Algumas palavras do livro de Jeremias expressam perfeitamente os sentimentos de
ódio que se foram aninhando neles (Jr 51,34-35). E, junto com o ódio, os
desejos de vingança, a saudade da terra prometida, as ânsias de libertação.
Estes sentimentos vão acompanhados também de uma crise de fé e de esperança. As
palavras do povo: “minha sorte está oculta ao Senhor, meu Deus ignora a minha
causa” (Is 40,27), e as de Sião: “abandonou-me o Senhor, meu dono me esqueceu”
(Is 49,14), refletem a decepção de muitos contemporâneos do profeta.
E isto é
particularmente grave porque os anos que seguem vão levantar um sério problema
teológico. As notícias que chegam sobre as vitórias de Ciro fazem esperar uma
pronta libertação. O profeta confirma isto. Mas, quando ela se realizar, a quem
deveremos atribuí-la: a Javé, deus de um pequeno grupo de exilados, ou a Marduc,
deus do novo império? Nesta densa problemática humana e religiosa encaixa-se a
mensagem do Dêutero-Isaías.
A mensagem
Os cap. 40-55
de Isaías são conhecidos como “livro da consolação”, devido às suas palavras
iniciais: “consolai, consolai o meu povo, diz o
Senhor”. Este título
não é inadequado, pois o tema do consolo volta a ressoar ao longo da obra
(40,27-31; 41,8-16; 43,1-7; 44,1-2, etc.), mostrando o amor e a preocupação de
Deus pelo seu povo.
Em que consiste
a consolação? O livro responde em duas etapas. Na primeira (cap. 40-48) nos diz
que consiste na libertação do jugo babilônico e no regresso à terra prometida,
uma espécie de segundo êxodo, semelhante ao primeiro, quando o povo saiu do
Egito. A segunda parte (cap. 49-55) fala-nos da reconstrução e restauração de
Jerusalém.
Na primeira
etapa, a libertação está confiada a Ciro (41,1-5; 45,1-8;
48,12-15).
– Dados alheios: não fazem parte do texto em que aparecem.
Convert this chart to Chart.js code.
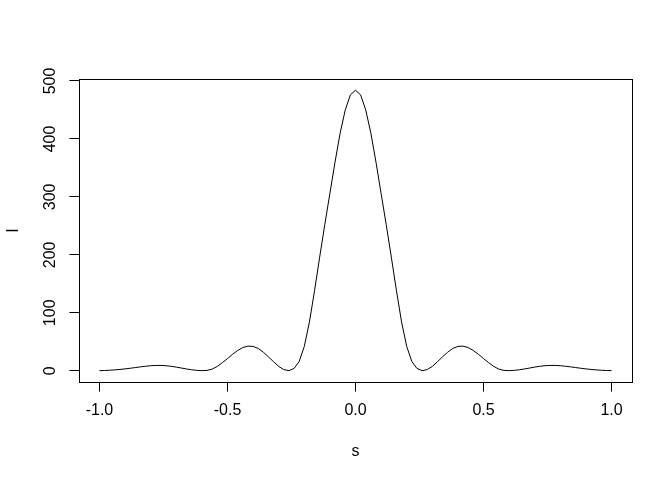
<!DOCTYPE html>
<html>
<head>
<meta charset="utf-8">
<script src="https://cdn.jsdelivr.net/npm/chart.js@4.4.0/dist/chart.umd.min.js"></script>
<style>
  html, body { margin: 0; padding: 0; background: #fff; }
  #wrap { width: 672px; height: 480px; }
</style>
</head>
<body>
<div id="wrap"><canvas id="plot" width="672" height="480"></canvas></div>
<script>
// s positions (step 0.02) and intensity
const sValues = [
  -1.00, -0.98, -0.96, -0.94, -0.92, -0.90, -0.88, -0.86, -0.84, -0.82,
  -0.80, -0.78, -0.76, -0.74, -0.72, -0.70, -0.68, -0.66, -0.64, -0.62,
  -0.60, -0.58, -0.56, -0.54, -0.52, -0.50, -0.48, -0.46, -0.44, -0.42,
  -0.40, -0.38, -0.36, -0.34, -0.32, -0.30, -0.28, -0.26, -0.24, -0.22,
  -0.20, -0.18, -0.16, -0.14, -0.12, -0.10, -0.08, -0.06, -0.04, -0.02,
  0.00,
  0.02, 0.04, 0.06, 0.08, 0.10, 0.12, 0.14, 0.16, 0.18, 0.20,
  0.22, 0.24, 0.26, 0.28, 0.30, 0.32, 0.34, 0.36, 0.38, 0.40,
  0.42, 0.44, 0.46, 0.48, 0.50, 0.52, 0.54, 0.56, 0.58, 0.60,
  0.62, 0.64, 0.66, 0.68, 0.70, 0.72, 0.74, 0.76, 0.78, 0.80,
  0.82, 0.84, 0.86, 0.88, 0.90, 0.92, 0.94, 0.96, 0.98, 1.00
]
const iValues = [
  0.2, 0.4, 0.9, 1.5, 2.3, 3.2, 4.3, 5.5, 6.7, 7.8,
  8.7, 9.2, 9.2, 8.7, 7.7, 6.3, 4.7, 3.1, 1.7, 0.7,
  0.2, 0.6, 2.8, 7.5, 14, 21, 28.5, 35, 40, 42.5,
  42, 38.5, 32, 24, 15.5, 7.5, 2, 0.2, 4, 16,
  42, 84, 138, 196, 252, 306, 360, 410, 450, 476,
  484,
  476, 450, 410, 360, 306, 252, 196, 138, 84, 42,
  16, 4, 0.2, 2, 7.5, 15.5, 24, 32, 38.5, 42,
  42.5, 40, 35, 28.5, 21, 14, 7.5, 2.8, 0.6, 0.2,
  0.7, 1.7, 3.1, 4.7, 6.3, 7.7, 8.7, 9.2, 9.2, 8.7,
  7.8, 6.7, 5.5, 4.3, 3.2, 2.3, 1.5, 0.9, 0.4, 0.2
]

const xTickVals = [-1, -0.5, 0, 0.5, 1]
const xTickLabels = ["-1.0", "-0.5", "0.0", "0.5", "1.0"]
const yTickVals = [0, 100, 200, 300, 400, 500]
const yTickLabels = ["0", "100", "200", "300", "400", "500"]
const xTitle = "s"
const yTitle = "I"

Chart.defaults.font.family = "'Liberation Sans', Arial, sans-serif"
Chart.defaults.font.size = 16
Chart.defaults.color = "#000"

// R-like box around the plot region, plus vertical y tick labels
const rStyle = {
  id: "rStyle",
  afterDraw(chart) {
    const ctx = chart.ctx
    const a = chart.chartArea
    ctx.save()
    ctx.strokeStyle = "#000"
    ctx.lineWidth = 1
    ctx.strokeRect(Math.round(a.left) + 0.5, Math.round(a.top) + 0.5,
      Math.round(a.right - a.left), Math.round(a.bottom - a.top))

    const y = chart.scales.y
    ctx.fillStyle = "#000"
    ctx.font = "16px 'Liberation Sans', Arial, sans-serif"
    ctx.textAlign = "center"
    ctx.textBaseline = "alphabetic"
    y.ticks.forEach((t, i) => {
      const py = y.getPixelForValue(t.value)
      ctx.save()
      ctx.translate(a.left - 24, py)
      ctx.rotate(-Math.PI / 2)
      ctx.fillText(yTickLabels[i], 0, 0)
      ctx.restore()
    })
    ctx.restore()
  }
}

const ctx = document.getElementById("plot").getContext("2d")
const chart = new Chart(ctx, {
  type: "line",
  data: {
    datasets: [{
      data: sValues.map((s, i) => ({ x: s, y: iValues[i] })),
      borderColor: "#000",
      borderWidth: 1,
      pointRadius: 0,
      tension: 0,
      fill: false
    }]
  },
  options: {
    responsive: false,
    animation: false,
    devicePixelRatio: 1,
    layout: { padding: { left: 0, top: 79, right: 40, bottom: 0 } },
    plugins: { legend: { display: false }, tooltip: { enabled: false } },
    scales: {
      x: {
        type: "linear",
        min: -1.08,
        max: 1.08,
        afterBuildTicks: (scale) => { scale.ticks = xTickVals.map(v => ({ value: v })) },
        afterFit: (scale) => { scale.height = 98 },
        ticks: {
          autoSkip: false,
          maxRotation: 0,
          padding: 9,
          callback: (v, i) => xTickLabels[i]
        },
        grid: { drawOnChartArea: false, drawTicks: true, tickLength: 9.6, color: "#000", lineWidth: 1 },
        border: { display: false },
        title: { display: true, text: xTitle, padding: { top: 0, bottom: 19 } }
      },
      y: {
        type: "linear",
        min: -19.4,
        max: 503.4,
        afterBuildTicks: (scale) => { scale.ticks = yTickVals.map(v => ({ value: v })) },
        afterFit: (scale) => { scale.width = 79 },
        ticks: { display: false },
        grid: { drawOnChartArea: false, drawTicks: true, tickLength: 9.6, color: "#000", lineWidth: 1 },
        border: { display: false },
        title: { display: true, text: yTitle, padding: { top: 3.5, bottom: 0 } }
      }
    }
  },
  plugins: [rStyle]
})
</script>
</body>
</html>
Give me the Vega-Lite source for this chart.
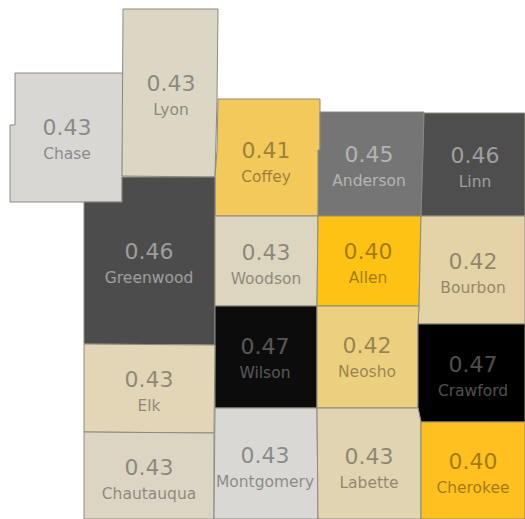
{"$schema":"https://vega.github.io/schema/vega-lite/v6.json","width":525,"height":519,"padding":0,"autosize":{"type":"none"},"background":"white","config":{"view":{"stroke":null}},
"projection":{"type":"identity","reflectY":true,"scale":250,"translate":[24250,9750]},
"data":{"values":[
{"type":"Feature","properties":{"county":"Chase","value":0.433,"lon":-96.732,"lat":38.44},"geometry":{"type":"Polygon","coordinates":[[[-96.94,38.708],[-96.508,38.708],[-96.512,38.192],[-96.96,38.192],[-96.96,38.5],[-96.94,38.5],[-96.94,38.708]]]}},
{"type":"Feature","properties":{"county":"Lyon","value":0.431,"lon":-96.316,"lat":38.618},"geometry":{"type":"Polygon","coordinates":[[[-96.508,38.964],[-96.128,38.964],[-96.132,38.6],[-96.14,38.292],[-96.512,38.296],[-96.508,38.964]]]}},
{"type":"Feature","properties":{"county":"Coffey","value":0.41,"lon":-95.936,"lat":38.348},"geometry":{"type":"Polygon","coordinates":[[[-96.128,38.604],[-95.72,38.604],[-95.72,38.4],[-95.728,38.136],[-96.14,38.136],[-96.14,38.292],[-96.132,38.4],[-96.128,38.604]]]}},
{"type":"Feature","properties":{"county":"Anderson","value":0.45,"lon":-95.524,"lat":38.334},"geometry":{"type":"Polygon","coordinates":[[[-95.72,38.552],[-95.304,38.552],[-95.304,38.392],[-95.316,38.136],[-95.728,38.136],[-95.728,38.4],[-95.72,38.4],[-95.72,38.552]]]}},
{"type":"Feature","properties":{"county":"Linn","value":0.46,"lon":-95.1,"lat":38.33},"geometry":{"type":"Polygon","coordinates":[[[-95.304,38.548],[-94.9,38.548],[-94.9,38.136],[-95.316,38.136],[-95.308,38.392],[-95.304,38.548]]]}},
{"type":"Feature","properties":{"county":"Greenwood","value":0.461,"lon":-96.404,"lat":37.946},"geometry":{"type":"Polygon","coordinates":[[[-96.664,38.192],[-96.512,38.192],[-96.512,38.292],[-96.14,38.292],[-96.14,37.62],[-96.664,37.624],[-96.664,38.192]]]}},
{"type":"Feature","properties":{"county":"Woodson","value":0.43,"lon":-95.936,"lat":37.942},"geometry":{"type":"Polygon","coordinates":[[[-96.14,38.136],[-95.728,38.136],[-95.732,37.776],[-96.14,37.776],[-96.14,38.136]]]}},
{"type":"Feature","properties":{"county":"Allen","value":0.4,"lon":-95.528,"lat":37.946},"geometry":{"type":"Polygon","coordinates":[[[-95.728,38.136],[-95.316,38.136],[-95.324,37.776],[-95.732,37.776],[-95.728,38.136]]]}},
{"type":"Feature","properties":{"county":"Bourbon","value":0.424,"lon":-95.108,"lat":37.906},"geometry":{"type":"Polygon","coordinates":[[[-95.316,38.136],[-94.9,38.136],[-94.9,37.704],[-95.328,37.704],[-95.324,37.776],[-95.316,38.136]]]}},
{"type":"Feature","properties":{"county":"Wilson","value":0.469,"lon":-95.94,"lat":37.566},"geometry":{"type":"Polygon","coordinates":[[[-96.14,37.776],[-95.732,37.776],[-95.732,37.368],[-96.14,37.368],[-96.14,37.776]]]}},
{"type":"Feature","properties":{"county":"Neosho","value":0.42,"lon":-95.532,"lat":37.568},"geometry":{"type":"Polygon","coordinates":[[[-95.732,37.776],[-95.324,37.776],[-95.328,37.704],[-95.328,37.368],[-95.732,37.368],[-95.732,37.776]]]}},
{"type":"Feature","properties":{"county":"Crawford","value":0.472,"lon":-95.108,"lat":37.494},"geometry":{"type":"Polygon","coordinates":[[[-95.328,37.704],[-94.9,37.704],[-94.9,37.312],[-95.316,37.312],[-95.328,37.368],[-95.328,37.704]]]}},
{"type":"Feature","properties":{"county":"Elk","value":0.428,"lon":-96.404,"lat":37.432},"geometry":{"type":"Polygon","coordinates":[[[-96.664,37.624],[-96.14,37.62],[-96.144,37.268],[-96.664,37.272],[-96.664,37.624]]]}},
{"type":"Feature","properties":{"county":"Chautauqua","value":0.432,"lon":-96.404,"lat":37.08},"geometry":{"type":"Polygon","coordinates":[[[-96.664,37.272],[-96.144,37.268],[-96.144,36.924],[-96.664,36.924],[-96.664,37.272]]]}},
{"type":"Feature","properties":{"county":"Montgomery","value":0.434,"lon":-95.94,"lat":37.128},"geometry":{"type":"Polygon","coordinates":[[[-96.14,37.368],[-95.732,37.368],[-95.728,36.924],[-96.144,36.924],[-96.14,37.368]]]}},
{"type":"Feature","properties":{"county":"Labette","value":0.427,"lon":-95.524,"lat":37.126},"geometry":{"type":"Polygon","coordinates":[[[-95.732,37.368],[-95.328,37.368],[-95.316,37.312],[-95.316,36.924],[-95.728,36.924],[-95.732,37.368]]]}},
{"type":"Feature","properties":{"county":"Cherokee","value":0.402,"lon":-95.108,"lat":37.104},"geometry":{"type":"Polygon","coordinates":[[[-95.316,37.312],[-94.9,37.312],[-94.9,36.924],[-95.316,36.924],[-95.316,37.312]]]}}
]},
"layer":[
{"mark":{"type":"geoshape","stroke":"#8c8a7e","strokeWidth":1,"clip":true},
"encoding":{"color":{"field":"properties.value","type":"quantitative","legend":null,
"scale":{"domain":[0.4,0.402,0.41,0.42,0.424,0.427,0.428,0.43,0.431,0.432,0.433,0.434,0.45,0.46,0.461,0.469,0.472],
"range":["#fec214","#ffc020","#f4c95c","#ecd07f","#e3d3a6","#e0d4b2","#e2d6b6","#dcd5c0","#dcd6c5","#ddd5c4","#d8d7d4","#d9d8d5","#757575","#4e4e4e","#4c4c4c","#0c0c0c","#000000"]}}}},
{"mark":{"type":"text","font":"DejaVu Sans","fontSize":22,"dy":-12,"baseline":"middle","align":"center"},
"encoding":{"longitude":{"field":"properties.lon","type":"quantitative"},"latitude":{"field":"properties.lat","type":"quantitative"},
"text":{"field":"properties.value","type":"quantitative","format":".2f"},
"color":{"condition":{"test":"datum.properties.value>=0.445","value":"#ffffff"},"value":"#000000"},
"opacity":{"condition":[{"test":"datum.properties.value>=0.465","value":0.3},{"test":"datum.properties.value>=0.445","value":0.45}],"value":0.36}}},
{"mark":{"type":"text","font":"DejaVu Sans","fontSize":15.5,"dy":14,"baseline":"middle","align":"center"},
"encoding":{"longitude":{"field":"properties.lon","type":"quantitative"},"latitude":{"field":"properties.lat","type":"quantitative"},
"text":{"field":"properties.county","type":"nominal"},
"color":{"condition":{"test":"datum.properties.value>=0.445","value":"#ffffff"},"value":"#000000"},
"opacity":{"condition":[{"test":"datum.properties.value>=0.465","value":0.3},{"test":"datum.properties.value>=0.445","value":0.45}],"value":0.36}}}
]}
O
novo êxodo apresenta-se com milagres semelhantes ao antigo, embora seja mais
grandioso, já que implica uma mudança total da natureza. Este tema do êxodo é denunciado
já desde o princípio (40,3-5) e o milagre está centrado especialmente no
aparecimento de água e de árvores no deserto (41,17-20; 43,19-21; 48,21).
Esta mensagem
chocou-se com a falta de confiança do povo. É realmente Javé quem maneja os
fios da história, ou os deuses pagãos?
Deve-se
atribuir a ele o aparecimento prodigioso e irresistível de Ciro? Nesta primeira
parte, o Dêutero-Isaías trata detalhadamente deste problema e polemiza contra
os deuses e ídolos pagãs, impotentes e ineficazes (40,12-26; 41,21-29; 44,5-20;
46,1-7).
Na segunda
parte (cap. 49-55), ao falar da reconstrução e restauração de Sião, Jerusalém
aparece como mulher e como cidade. Como mulher, queixa-se da falta de filhos;
como cidade, das suas ruías (cap. 54). Ambas as coisas serão superadas, graças
ao sofrimento do Servo de Javé.
Tem-se dito com
frequência que os cantos do Servo (42,l-4[5-9); 49,1-6; 50,4-9(10-11];
52,13-53,12) não têm relação com o contexto. Isto me parece um grande erro.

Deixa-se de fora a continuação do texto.